Wednesday, April 22, 2009

Greed at the Root

Before a crowd of 35,000 at today's General Audience, the Pope dedicated his talk to Ambrosius Autpertus, linking the largely-unknown 8th century monk and writer's insights to today's economic meltdown... and some aspects of contemporary ecclesial life, to boot:
Greed, which views possession and appearance as the most important things in the world, is the real root of the current global economic crisis. Benedict XVI again today pointed to a "vice" of the human heart as the profound cause of the economic situation. He has expressed this view repeatedly, most recently in Luanda, during his trip to Africa, when he spoke of "the greed that corrupts the heart of man," or at the beginning of April, when in a message addressed to the G20 summit he wrote that the origin of the crisis there is also a "failure of correct ethical behavior."...

Autpertus was from a "distinguished family" in Provence, and served in the court of Pepin as the tutor of the future emperor Charlemagne. After joining the entourage of Pope Stephen II, who had gone to visit the Franks, he went to Italy, and stayed at the Benedictine abbey of San Vincenzo in Volturno "an oasis of classical and Christian culture." He entered the religious life there, and in 771 was ordained a priest. Seven years later he became abbot, with the support of the Frankish monks, while the Lombards supported another candidate. "Political rivalry had even entered the life of the monasteries"; the "nationalistic tensions" did not die down, and in 778 Autpertus decided to leave the monastery and go with some Frankish monks to Spoleto, under the patronage of Charlemagne. But the tensions returned, with the abbot denouncing Charlemagne and the calling of a pontifical tribunal. Called as a witness, he died during the trip, possibly by murder, in 784.

Among his works "of high theological and moral caliber," the pope recalled his "De Cupiditate," dedicated to the conflict between virtues and vices, and his commentary on Revelation.
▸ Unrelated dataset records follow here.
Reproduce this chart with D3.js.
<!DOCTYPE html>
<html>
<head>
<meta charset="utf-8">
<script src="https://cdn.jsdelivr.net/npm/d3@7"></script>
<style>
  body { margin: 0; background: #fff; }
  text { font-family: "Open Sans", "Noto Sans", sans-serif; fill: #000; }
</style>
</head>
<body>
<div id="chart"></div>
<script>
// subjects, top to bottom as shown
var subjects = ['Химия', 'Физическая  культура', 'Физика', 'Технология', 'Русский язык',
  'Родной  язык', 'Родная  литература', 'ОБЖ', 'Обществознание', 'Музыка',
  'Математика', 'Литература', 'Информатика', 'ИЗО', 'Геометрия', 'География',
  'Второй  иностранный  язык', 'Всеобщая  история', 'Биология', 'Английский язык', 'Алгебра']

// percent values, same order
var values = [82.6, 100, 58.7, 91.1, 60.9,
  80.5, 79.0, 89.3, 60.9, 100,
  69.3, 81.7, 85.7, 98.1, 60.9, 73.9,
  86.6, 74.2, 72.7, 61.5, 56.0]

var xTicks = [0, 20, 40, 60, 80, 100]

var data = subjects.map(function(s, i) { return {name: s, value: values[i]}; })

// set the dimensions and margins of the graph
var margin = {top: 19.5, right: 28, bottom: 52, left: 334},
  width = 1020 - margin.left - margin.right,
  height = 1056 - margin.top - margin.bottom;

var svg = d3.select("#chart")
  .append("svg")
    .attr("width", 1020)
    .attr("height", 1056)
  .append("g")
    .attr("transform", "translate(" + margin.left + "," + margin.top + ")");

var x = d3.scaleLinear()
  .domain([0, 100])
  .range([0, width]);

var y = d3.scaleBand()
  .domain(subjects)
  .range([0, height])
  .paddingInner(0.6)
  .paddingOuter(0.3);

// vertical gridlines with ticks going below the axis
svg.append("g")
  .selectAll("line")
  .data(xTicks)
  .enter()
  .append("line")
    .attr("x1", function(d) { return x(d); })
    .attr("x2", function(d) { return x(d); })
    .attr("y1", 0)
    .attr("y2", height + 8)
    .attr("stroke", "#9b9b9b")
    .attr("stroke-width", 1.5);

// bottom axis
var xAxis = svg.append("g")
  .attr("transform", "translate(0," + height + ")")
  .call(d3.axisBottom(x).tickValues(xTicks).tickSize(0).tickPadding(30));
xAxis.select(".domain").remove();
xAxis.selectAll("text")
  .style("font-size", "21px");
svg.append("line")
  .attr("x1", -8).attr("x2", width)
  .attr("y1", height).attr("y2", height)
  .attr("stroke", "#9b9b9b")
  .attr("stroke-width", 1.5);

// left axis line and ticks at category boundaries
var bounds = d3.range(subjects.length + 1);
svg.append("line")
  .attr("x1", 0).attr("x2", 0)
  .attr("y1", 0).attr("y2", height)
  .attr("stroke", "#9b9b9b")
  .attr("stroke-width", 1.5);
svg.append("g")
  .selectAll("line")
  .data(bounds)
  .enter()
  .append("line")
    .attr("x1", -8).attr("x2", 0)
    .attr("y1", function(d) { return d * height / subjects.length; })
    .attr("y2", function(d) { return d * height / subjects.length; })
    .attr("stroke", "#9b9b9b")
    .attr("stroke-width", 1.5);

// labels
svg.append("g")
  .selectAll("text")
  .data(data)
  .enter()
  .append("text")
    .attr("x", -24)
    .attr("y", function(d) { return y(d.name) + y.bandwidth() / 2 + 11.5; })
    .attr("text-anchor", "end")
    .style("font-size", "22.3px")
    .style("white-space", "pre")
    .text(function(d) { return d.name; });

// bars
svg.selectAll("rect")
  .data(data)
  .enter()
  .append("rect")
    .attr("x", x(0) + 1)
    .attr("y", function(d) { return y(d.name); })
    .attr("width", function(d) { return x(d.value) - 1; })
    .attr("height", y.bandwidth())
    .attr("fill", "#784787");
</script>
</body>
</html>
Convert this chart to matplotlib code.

In the former work, "he intends to give the monks practical lessons about how to conduct spiritual warfare every day," and taking up Timothy's statement that those who want to live in faithfulness to Jesus Christ will be persecuted, reveals that today "there is no longer an external persecution, but internal: the struggle against the forces of evil." Autpertus denounced that "the greed of the rich and powerful in the society of his time also existed within the souls of the monks," and defined greed "as the root of all evil, the only root of all the vices, and" - the pope commented - "in the light of the present global economic crisis, this analysis reveals all of its relevance: we see, in fact, that it is precisely from this root of greed that the entire crisis was born."

Autpertus told the monks that "the disdain of the world becomes important in their spirituality, a disdain not for the beauty of creation, but for the false view of the world presented to us by greed, which insinuates that possessing and appearing to be wealthy are the highest values of our existence." In our time, he added, "there is a widespread false concept of freedom," understood as "having everything in one's disposal," but as Autpertus wrote, "even for those who are not monks, the Lord has proposed only two paths, one narrow and one wide, one steep and one easy."

Autpertus's time, Benedict XVI continued, was one in which "political opportunism, nationalism and tribalism disfigured the true face of the Church," "difficulties with which we also are familiar." But in his commentary on Revelation, Autpertus showed the true face of the Church. To those who saw it as "a divided body, one part belonging to Christ and one to the devil," he responds that "the Church can never be separated from Jesus Christ." He knew how to "discover the true face of the Church in the saints, and above all in Mary," and "knew what it means to be a Christian: living by the Word of God, entering into the abyss of the mystery, giving new life to the Word of God, and offering it our flesh in order to give it new life in our time."